Returns: A shared pointer to the Tensor’s DLManagedTensorContext.

set_deallocation_stream

bool holoscan::Tensor::set_deallocation_stream(
cudaStream_t stream
)

Set the CUDA stream for stream-aware memory deallocation.

For sink operators that don’t emit data, this method should be called with the operator’s working CUDA stream to ensure allocators (like BlockMemoryPool) defer memory reuse until GPU operations on the stream complete. This prevents race conditions where memory is returned to the pool while GPU kernels are still reading from it.

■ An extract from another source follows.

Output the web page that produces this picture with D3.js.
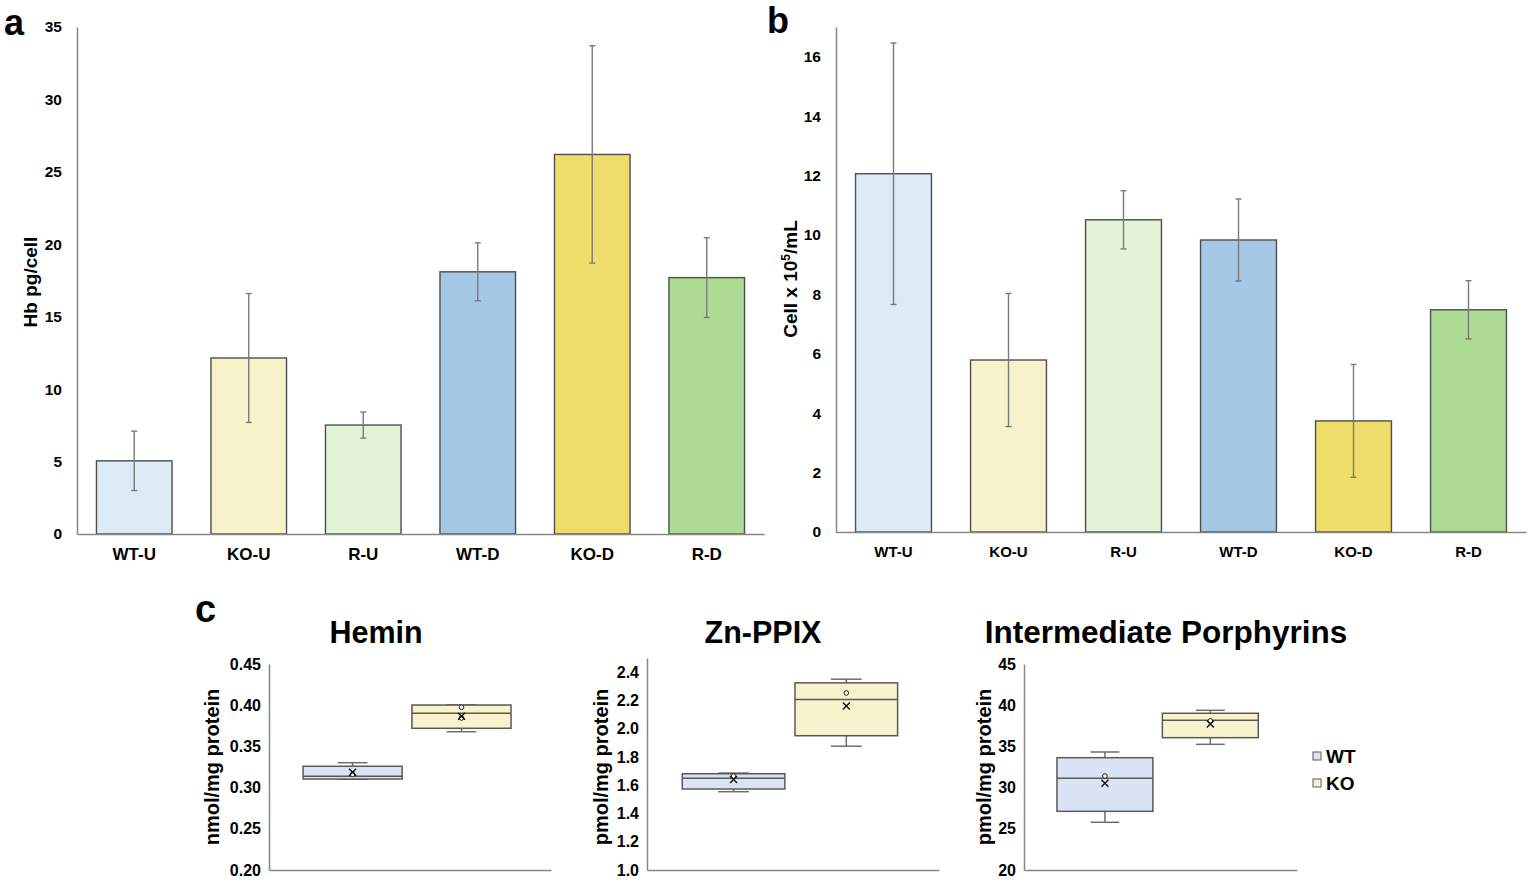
<!DOCTYPE html>
<html>
<head>
<meta charset="utf-8">
<script src="https://cdn.jsdelivr.net/npm/d3@7"></script>
<style>
    body { margin: 0; background: #ffffff; }
    svg { display: block; }
    text { font-family: "Liberation Sans", Arial, sans-serif; font-weight: bold; fill: #000000; }
</style>
</head>
<body>
<svg id="figure" width="1530" height="882"></svg>
<script>
/*--------------------------------------------------------------------------------
----- DATA
--------------------------------------------------------------------------------*/

// Bar categories shared by panels a and b
const categories = ["WT-U", "KO-U", "R-U", "WT-D", "KO-D", "R-D"];

// Panel a : Hb pg/cell (mean and error)
const hb_means = [5.05, 12.15, 7.52, 18.1, 26.2, 17.7];
const hb_errors = [2.05, 4.45, 0.9, 2.0, 7.5, 2.75];

// Panel b : Cell x 10^5/mL (mean and error)
const cell_means = [12.06, 5.79, 10.51, 9.83, 3.74, 7.48];
const cell_errors = [4.4, 2.24, 0.98, 1.38, 1.9, 0.98];

// Bar fill colours (one per category)
const bar_colors = ["#ddebf7", "#f8f2cb", "#e2f3da", "#a4c8e6", "#eedc6b", "#addb93"];

// Panel c : box groups
const box_groups = ["WT", "KO"];
const box_colors = ["#dae3f3", "#f9f3cd"];

// Box stats per group : [min, q1, median, q3, max]
const hemin_box = [[0.3101, 0.3104, 0.3137, 0.3259, 0.3302], [0.3678, 0.3720, 0.3902, 0.4002, 0.4003]];
const hemin_mean = [0.3185, 0.3865];
const hemin_points = [[0.3160], [0.3975, 0.3845]];

const zn_box = [[1.554, 1.573, 1.650, 1.681, 1.686], [1.876, 1.950, 2.206, 2.324, 2.350]];
const zn_mean = [1.641, 2.160];
const zn_points = [[1.664], [2.253]];

const inter_box = [[25.79, 27.12, 31.13, 33.63, 34.32], [35.25, 36.06, 38.17, 39.02, 39.38]];
const inter_mean = [30.52, 37.72];
const inter_points = [[31.41], [38.10]];

/*--------------------------------------------------------------------------------
----- HELPERS
--------------------------------------------------------------------------------*/

const svg = d3.select("#figure");
const axis_color = "#868686";

// Style an axis group : grey line, bold black labels
function style_axis(g, font_size) {
    g.select(".domain").attr("stroke", axis_color).attr("stroke-width", 1.5);
    g.selectAll(".tick line").remove();
    g.selectAll(".tick text")
        .style("font-size", font_size + "px")
        .style("font-family", "'Liberation Sans', Arial, sans-serif")
        .style("font-weight", "bold")
        .attr("fill", "#000");
}

// Function to draw a bar chart with error bars (panels a and b)
function draw_bar_panel(cfg) {
    const g = svg.append("g");

    const x = d3.scaleBand()
        .domain(categories)
        .range([cfg.left, cfg.right])
        .paddingInner(0.34)
        .paddingOuter(0.17);

    const y = d3.scaleLinear()
        .domain(cfg.domain)
        .range([cfg.bottom, cfg.top]);

    // Bars
    g.selectAll(".bar")
        .data(cfg.means)
        .enter()
        .append("rect")
        .attr("class", "bar")
        .attr("x", (d, i) => x(categories[i]))
        .attr("y", d => y(d))
        .attr("width", x.bandwidth())
        .attr("height", d => y(0) - y(d))
        .attr("fill", (d, i) => bar_colors[i])
        .attr("stroke", "#4d4d4d")
        .attr("stroke-width", 1.4);

    // Error bars
    const err = g.selectAll(".err")
        .data(cfg.means)
        .enter()
        .append("g")
        .attr("class", "err")
        .attr("transform", (d, i) => "translate(" + (x(categories[i]) + x.bandwidth() / 2) + ",0)");

    err.append("line")
        .attr("y1", (d, i) => y(d + cfg.errors[i]))
        .attr("y2", (d, i) => y(d - cfg.errors[i]))
        .attr("stroke", "#7a7a7a").attr("stroke-width", 1.4);
    err.append("line")
        .attr("x1", -3).attr("x2", 3)
        .attr("y1", (d, i) => y(d + cfg.errors[i]))
        .attr("y2", (d, i) => y(d + cfg.errors[i]))
        .attr("stroke", "#7a7a7a").attr("stroke-width", 1.4);
    err.append("line")
        .attr("x1", -3).attr("x2", 3)
        .attr("y1", (d, i) => y(d - cfg.errors[i]))
        .attr("y2", (d, i) => y(d - cfg.errors[i]))
        .attr("stroke", "#7a7a7a").attr("stroke-width", 1.4);

    // Axes
    g.append("g")
        .attr("transform", "translate(" + cfg.left + ",0)")
        .call(d3.axisLeft(y).tickValues(cfg.ticks).tickSize(0).tickSizeOuter(0).tickPadding(15))
        .call(a => style_axis(a, 15.5));

    g.append("g")
        .attr("transform", "translate(0," + cfg.bottom + ")")
        .call(d3.axisBottom(x).tickSize(0).tickSizeOuter(0).tickPadding(14))
        .call(a => style_axis(a, cfg.cat_font));

    // Axis title
    const title = g.append("text")
        .attr("transform", "translate(" + cfg.title_x + "," + cfg.title_y + ") rotate(-90)")
        .attr("text-anchor", "middle")
        .attr("dy", "0.35em")
        .style("font-size", "19px");
    cfg.title(title);

    // Panel letter
    g.append("text")
        .attr("x", cfg.letter_x).attr("y", cfg.letter_y)
        .style("font-size", "36px")
        .text(cfg.letter);
}

// Function to draw a box-and-whisker panel (panel c)
function draw_box_panel(cfg) {
    const g = svg.append("g");

    const x = d3.scaleBand()
        .domain(box_groups)
        .range([cfg.left, cfg.right])
        .paddingInner(0.09)
        .paddingOuter(0.34)
        .align(0.46);

    const y = d3.scaleLinear()
        .domain(cfg.domain)
        .range([870, cfg.top]);

    const bw = x.bandwidth();

    const boxes = g.selectAll(".box")
        .data(cfg.stats)
        .enter()
        .append("g")
        .attr("class", "box")
        .attr("transform", (d, i) => "translate(" + x(box_groups[i]) + ",0)");

    // Whiskers (vertical)
    boxes.append("line")
        .attr("x1", bw / 2).attr("x2", bw / 2)
        .attr("y1", d => y(d[0])).attr("y2", d => y(d[1]))
        .attr("stroke", "#6e6e6e").attr("stroke-width", 1.5);
    boxes.append("line")
        .attr("x1", bw / 2).attr("x2", bw / 2)
        .attr("y1", d => y(d[3])).attr("y2", d => y(d[4]))
        .attr("stroke", "#6e6e6e").attr("stroke-width", 1.5);
    // Whisker caps
    boxes.append("line")
        .attr("x1", bw * 0.35).attr("x2", bw * 0.65)
        .attr("y1", d => y(d[0])).attr("y2", d => y(d[0]))
        .attr("stroke", "#6e6e6e").attr("stroke-width", 1.5);
    boxes.append("line")
        .attr("x1", bw * 0.35).attr("x2", bw * 0.65)
        .attr("y1", d => y(d[4])).attr("y2", d => y(d[4]))
        .attr("stroke", "#6e6e6e").attr("stroke-width", 1.5);

    // Box body
    boxes.append("rect")
        .attr("x", 0).attr("width", bw)
        .attr("y", d => y(d[3]))
        .attr("height", d => y(d[1]) - y(d[3]))
        .attr("fill", (d, i) => box_colors[i])
        .attr("stroke", "#595959").attr("stroke-width", 1.5);

    // Median
    boxes.append("line")
        .attr("x1", 0).attr("x2", bw)
        .attr("y1", d => y(d[2])).attr("y2", d => y(d[2]))
        .attr("stroke", "#595959").attr("stroke-width", 1.5);

    // Inner points (small circles)
    boxes.each(function (d, i) {
        d3.select(this).selectAll(".pt")
            .data(cfg.points[i])
            .enter()
            .append("circle")
            .attr("class", "pt")
            .attr("cx", bw / 2)
            .attr("cy", v => y(v))
            .attr("r", 2.3)
            .attr("fill", "#ffffff")
            .attr("stroke", "#222")
            .attr("stroke-width", 1);
    });

    // Mean marker (X)
    boxes.append("path")
        .attr("d", (d, i) => {
            const cx = bw / 2, cy = y(cfg.means[i]), s = 3.5;
            return "M" + (cx - s) + "," + (cy - s) + "L" + (cx + s) + "," + (cy + s) +
                "M" + (cx - s) + "," + (cy + s) + "L" + (cx + s) + "," + (cy - s);
        })
        .attr("stroke", "#111").attr("stroke-width", 1.4);

    // Axes
    g.append("g")
        .attr("transform", "translate(" + cfg.left + ",0)")
        .call(d3.axisLeft(y).tickValues(cfg.ticks).tickFormat(d3.format(cfg.fmt)).tickSize(0).tickSizeOuter(0).tickPadding(8))
        .call(a => style_axis(a, 16));

    g.append("g")
        .attr("transform", "translate(0,870)")
        .call(d3.axisBottom(x).tickValues([]).tickSize(0).tickSizeOuter(0))
        .call(a => style_axis(a, 16));

    // Y axis title
    g.append("text")
        .attr("transform", "translate(" + cfg.ytitle_x + ",767) rotate(-90)")
        .attr("text-anchor", "middle")
        .attr("dy", "0.35em")
        .style("font-size", "20px")
        .text(cfg.ytitle);

    // Chart title
    g.append("text")
        .attr("x", cfg.title_x).attr("y", 643)
        .attr("text-anchor", "middle")
        .style("font-size", cfg.title_size + "px")
        .text(cfg.title);
}

/*--------------------------------------------------------------------------------
----- PANELS
--------------------------------------------------------------------------------*/

// Panel a
draw_bar_panel({
    means: hb_means, errors: hb_errors,
    left: 77, right: 764, top: 27, bottom: 534,
    domain: [0, 35], ticks: d3.range(0, 36, 5),
    cat_font: 17,
    title_x: 30, title_y: 282,
    title: t => t.text("Hb pg/cell"),
    letter: "a", letter_x: 4, letter_y: 35
});

// Panel b
draw_bar_panel({
    means: cell_means, errors: cell_errors,
    left: 836, right: 1526, top: 27, bottom: 532,
    domain: [0, 17], ticks: d3.range(0, 17, 2),
    cat_font: 15,
    title_x: 790, title_y: 279,
    title: t => {
        t.append("tspan").text("Cell x 10");
        t.append("tspan").attr("baseline-shift", "super").style("font-size", "12px").text("5");
        t.append("tspan").text("/mL");
    },
    letter: "b", letter_x: 767, letter_y: 33
});

// Panel c letter
svg.append("text")
    .attr("x", 195).attr("y", 622)
    .style("font-size", "38px")
    .text("c");

draw_box_panel({
    stats: hemin_box, means: hemin_mean, points: hemin_points,
    left: 269, right: 551, top: 664,
    domain: [0.2, 0.45], ticks: d3.range(0.2, 0.451, 0.05), fmt: ".2f",
    ytitle: "nmol/mg protein", ytitle_x: 212,
    title: "Hemin", title_x: 376, title_size: 30.5
});

draw_box_panel({
    stats: zn_box, means: zn_mean, points: zn_points,
    left: 647, right: 939, top: 658,
    domain: [1.0, 2.5], ticks: d3.range(1.0, 2.41, 0.2), fmt: ".1f",
    ytitle: "pmol/mg protein", ytitle_x: 601,
    title: "Zn-PPIX", title_x: 763, title_size: 30.5
});

draw_box_panel({
    stats: inter_box, means: inter_mean, points: inter_points,
    left: 1024, right: 1297, top: 664,
    domain: [20, 45], ticks: d3.range(20, 46, 5), fmt: "d",
    ytitle: "pmol/mg protein", ytitle_x: 984,
    title: "Intermediate Porphyrins", title_x: 1166, title_size: 31.5
});

// Legend
const legend = svg.append("g").attr("transform", "translate(1313,752)");
const legend_items = legend.selectAll(".item")
    .data(box_groups)
    .enter()
    .append("g")
    .attr("class", "item")
    .attr("transform", (d, i) => "translate(0," + (i * 27) + ")");
legend_items.append("rect")
    .attr("width", 8).attr("height", 8)
    .attr("fill", (d, i) => box_colors[i])
    .attr("stroke", "#595959").attr("stroke-width", 1);
legend_items.append("text")
    .attr("x", 13).attr("y", 4)
    .attr("dy", "0.36em")
    .style("font-size", "19px")
    .text(d => d);
</script>
</body>
</html>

This method only works for tensors whose memory is managed by a Holoscan/GXF allocator (i.e., tensors received from upstream operators in the pipeline). For tensors created from external sources via the DLPack interface (e.g., from CuPy or PyTorch), this method returns false and has no effect.

Returns: true if the stream was set successfully, false if the tensor’s memory is not managed by a Holoscan/GXF allocator.

Parameters

stream
cudaStream_t

The CUDA stream that last accessed this tensor’s data.


Member variables

NameTypeDescription
dl_ctx_std::shared_ptr< DLManagedTensorContext >The DLManagedTensorContext object.
memory_buffer_ptr_nvidia::gxf::MemoryBuffer *Pointer to the underlying MemoryBuffer when tensor is from a GXF allocator.